Source code of charts:
+ + + +

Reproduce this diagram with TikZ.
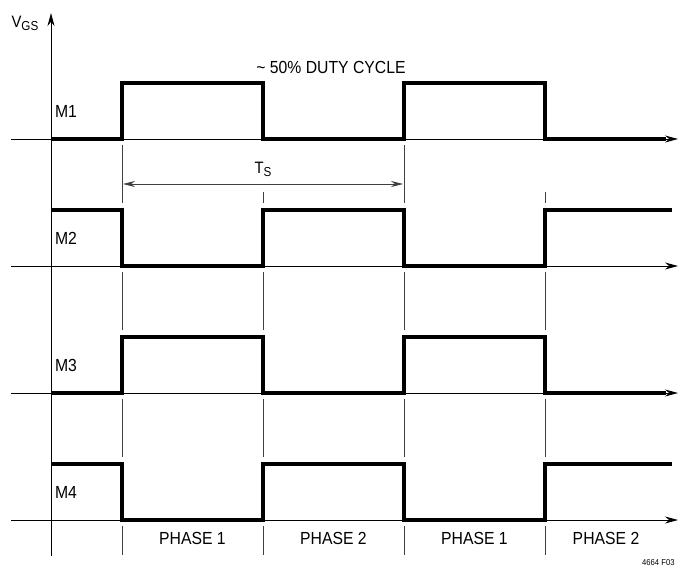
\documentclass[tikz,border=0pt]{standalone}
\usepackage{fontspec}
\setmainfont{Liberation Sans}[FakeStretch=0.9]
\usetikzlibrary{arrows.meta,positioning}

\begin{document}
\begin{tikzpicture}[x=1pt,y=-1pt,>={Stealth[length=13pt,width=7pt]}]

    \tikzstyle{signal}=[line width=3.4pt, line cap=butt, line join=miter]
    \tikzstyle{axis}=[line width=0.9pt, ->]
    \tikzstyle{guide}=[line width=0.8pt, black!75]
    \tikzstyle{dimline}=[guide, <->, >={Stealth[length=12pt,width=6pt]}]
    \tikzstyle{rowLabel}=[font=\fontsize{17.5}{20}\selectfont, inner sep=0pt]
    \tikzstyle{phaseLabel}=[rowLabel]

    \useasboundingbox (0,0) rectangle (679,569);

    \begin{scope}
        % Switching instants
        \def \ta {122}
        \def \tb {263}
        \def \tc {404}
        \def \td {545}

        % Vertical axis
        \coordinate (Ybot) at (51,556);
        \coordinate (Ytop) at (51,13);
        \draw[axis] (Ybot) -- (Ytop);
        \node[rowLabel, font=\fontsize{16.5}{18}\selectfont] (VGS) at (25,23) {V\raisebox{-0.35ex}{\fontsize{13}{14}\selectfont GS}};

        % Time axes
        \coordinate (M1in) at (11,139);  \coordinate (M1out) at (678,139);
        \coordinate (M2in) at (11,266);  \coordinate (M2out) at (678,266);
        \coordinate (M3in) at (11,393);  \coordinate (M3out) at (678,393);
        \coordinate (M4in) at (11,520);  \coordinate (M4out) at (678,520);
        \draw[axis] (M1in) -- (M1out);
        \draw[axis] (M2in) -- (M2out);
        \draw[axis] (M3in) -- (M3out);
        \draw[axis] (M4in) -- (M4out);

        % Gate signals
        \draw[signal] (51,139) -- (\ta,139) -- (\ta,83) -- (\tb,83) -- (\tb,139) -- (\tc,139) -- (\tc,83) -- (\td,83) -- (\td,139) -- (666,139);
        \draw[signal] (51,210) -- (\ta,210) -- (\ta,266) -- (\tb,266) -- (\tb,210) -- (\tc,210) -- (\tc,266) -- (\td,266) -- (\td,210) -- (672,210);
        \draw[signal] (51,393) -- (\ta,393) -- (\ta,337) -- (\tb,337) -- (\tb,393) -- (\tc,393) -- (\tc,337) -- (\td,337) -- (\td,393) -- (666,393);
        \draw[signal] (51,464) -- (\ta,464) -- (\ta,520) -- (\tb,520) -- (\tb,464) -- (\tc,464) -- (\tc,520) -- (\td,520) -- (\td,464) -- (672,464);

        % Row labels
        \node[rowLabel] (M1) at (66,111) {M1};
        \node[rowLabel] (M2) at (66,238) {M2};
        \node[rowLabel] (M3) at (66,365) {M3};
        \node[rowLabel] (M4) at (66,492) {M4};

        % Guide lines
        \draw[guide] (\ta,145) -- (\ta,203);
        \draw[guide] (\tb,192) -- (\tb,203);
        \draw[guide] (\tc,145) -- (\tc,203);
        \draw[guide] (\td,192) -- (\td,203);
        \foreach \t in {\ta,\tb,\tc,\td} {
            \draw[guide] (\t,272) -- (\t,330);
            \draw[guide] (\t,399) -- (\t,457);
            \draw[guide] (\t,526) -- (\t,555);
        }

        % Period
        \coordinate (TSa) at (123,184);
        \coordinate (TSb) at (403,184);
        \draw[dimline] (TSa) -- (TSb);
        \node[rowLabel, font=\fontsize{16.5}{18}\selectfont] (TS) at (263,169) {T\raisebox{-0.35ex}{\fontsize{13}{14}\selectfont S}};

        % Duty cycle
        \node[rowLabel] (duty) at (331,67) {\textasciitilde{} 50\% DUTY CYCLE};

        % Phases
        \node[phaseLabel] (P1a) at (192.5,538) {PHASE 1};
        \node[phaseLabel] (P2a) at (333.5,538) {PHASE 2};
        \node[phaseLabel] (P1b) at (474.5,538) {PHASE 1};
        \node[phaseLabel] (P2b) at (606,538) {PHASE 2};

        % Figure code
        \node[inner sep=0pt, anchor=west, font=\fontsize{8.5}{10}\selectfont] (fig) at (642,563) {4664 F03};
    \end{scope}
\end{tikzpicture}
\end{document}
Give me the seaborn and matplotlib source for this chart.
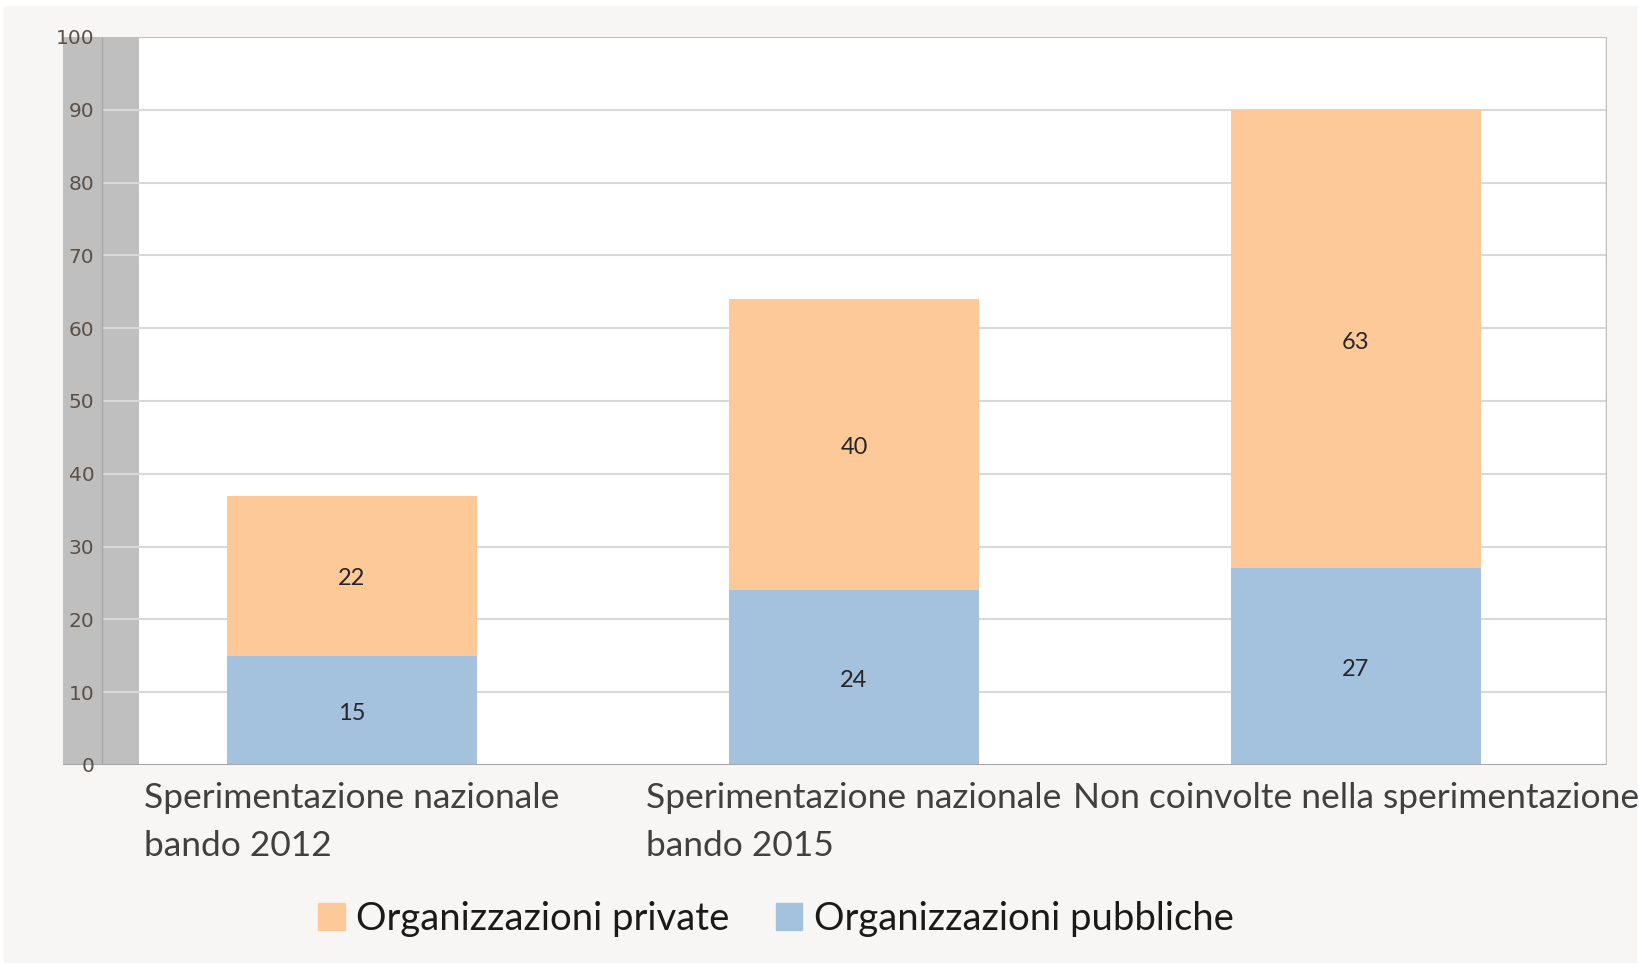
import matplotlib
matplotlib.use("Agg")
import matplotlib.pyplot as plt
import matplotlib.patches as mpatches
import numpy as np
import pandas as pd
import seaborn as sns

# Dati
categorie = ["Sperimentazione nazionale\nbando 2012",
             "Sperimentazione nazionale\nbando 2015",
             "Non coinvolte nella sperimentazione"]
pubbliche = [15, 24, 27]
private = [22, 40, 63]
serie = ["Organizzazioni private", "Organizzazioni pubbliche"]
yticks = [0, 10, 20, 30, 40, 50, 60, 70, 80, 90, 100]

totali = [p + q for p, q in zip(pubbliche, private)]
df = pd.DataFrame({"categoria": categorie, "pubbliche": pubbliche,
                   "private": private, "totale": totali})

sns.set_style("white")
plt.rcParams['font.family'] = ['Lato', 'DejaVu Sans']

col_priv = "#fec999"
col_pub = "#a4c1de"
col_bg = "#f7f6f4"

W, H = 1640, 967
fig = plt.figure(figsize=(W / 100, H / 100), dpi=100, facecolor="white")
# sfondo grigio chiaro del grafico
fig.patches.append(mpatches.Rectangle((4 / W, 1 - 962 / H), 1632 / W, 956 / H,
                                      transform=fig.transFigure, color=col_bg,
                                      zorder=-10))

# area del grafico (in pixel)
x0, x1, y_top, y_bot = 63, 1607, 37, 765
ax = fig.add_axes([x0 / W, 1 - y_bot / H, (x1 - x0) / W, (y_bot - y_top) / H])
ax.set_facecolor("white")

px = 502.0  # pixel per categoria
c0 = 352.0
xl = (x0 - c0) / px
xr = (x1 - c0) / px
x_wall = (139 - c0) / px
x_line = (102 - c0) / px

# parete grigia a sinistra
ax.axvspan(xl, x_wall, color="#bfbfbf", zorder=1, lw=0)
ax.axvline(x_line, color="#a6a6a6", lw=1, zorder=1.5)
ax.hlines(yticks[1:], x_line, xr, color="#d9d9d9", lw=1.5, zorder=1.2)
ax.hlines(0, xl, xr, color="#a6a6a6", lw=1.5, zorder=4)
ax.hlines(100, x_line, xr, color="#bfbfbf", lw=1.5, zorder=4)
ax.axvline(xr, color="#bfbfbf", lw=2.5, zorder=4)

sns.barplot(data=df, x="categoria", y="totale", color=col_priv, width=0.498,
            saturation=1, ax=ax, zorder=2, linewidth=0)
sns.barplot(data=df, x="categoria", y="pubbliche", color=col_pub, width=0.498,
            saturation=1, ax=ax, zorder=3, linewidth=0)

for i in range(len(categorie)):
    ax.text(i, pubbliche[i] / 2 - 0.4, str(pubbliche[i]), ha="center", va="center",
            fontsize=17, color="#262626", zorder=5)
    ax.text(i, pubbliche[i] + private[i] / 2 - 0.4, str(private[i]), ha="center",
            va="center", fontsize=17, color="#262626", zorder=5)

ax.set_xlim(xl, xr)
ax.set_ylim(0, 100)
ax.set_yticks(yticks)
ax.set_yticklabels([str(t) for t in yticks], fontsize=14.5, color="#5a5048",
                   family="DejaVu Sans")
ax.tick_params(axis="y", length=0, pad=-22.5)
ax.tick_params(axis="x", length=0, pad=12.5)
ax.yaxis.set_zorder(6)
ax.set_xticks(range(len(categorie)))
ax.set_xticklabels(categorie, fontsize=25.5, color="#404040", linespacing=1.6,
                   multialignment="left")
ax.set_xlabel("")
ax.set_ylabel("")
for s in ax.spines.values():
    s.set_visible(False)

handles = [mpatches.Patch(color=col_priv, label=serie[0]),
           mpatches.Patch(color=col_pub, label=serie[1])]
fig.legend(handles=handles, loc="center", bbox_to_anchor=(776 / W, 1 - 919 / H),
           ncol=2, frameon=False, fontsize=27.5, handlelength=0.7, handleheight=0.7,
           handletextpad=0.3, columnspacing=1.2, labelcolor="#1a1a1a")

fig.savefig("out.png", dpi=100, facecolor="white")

+ + + +

== What to work on ==
Quote exactly what appears from the line containing "Give me the" through the line containing "import seaborn as sns", both included, except for the pictures, and nothing more.

== Response to the exercise ==
Give me the seaborn and matplotlib source for this chart.
import matplotlib
matplotlib.use("Agg")
import matplotlib.pyplot as plt
import matplotlib.patches as mpatches
import numpy as np
import pandas as pd
import seaborn as sns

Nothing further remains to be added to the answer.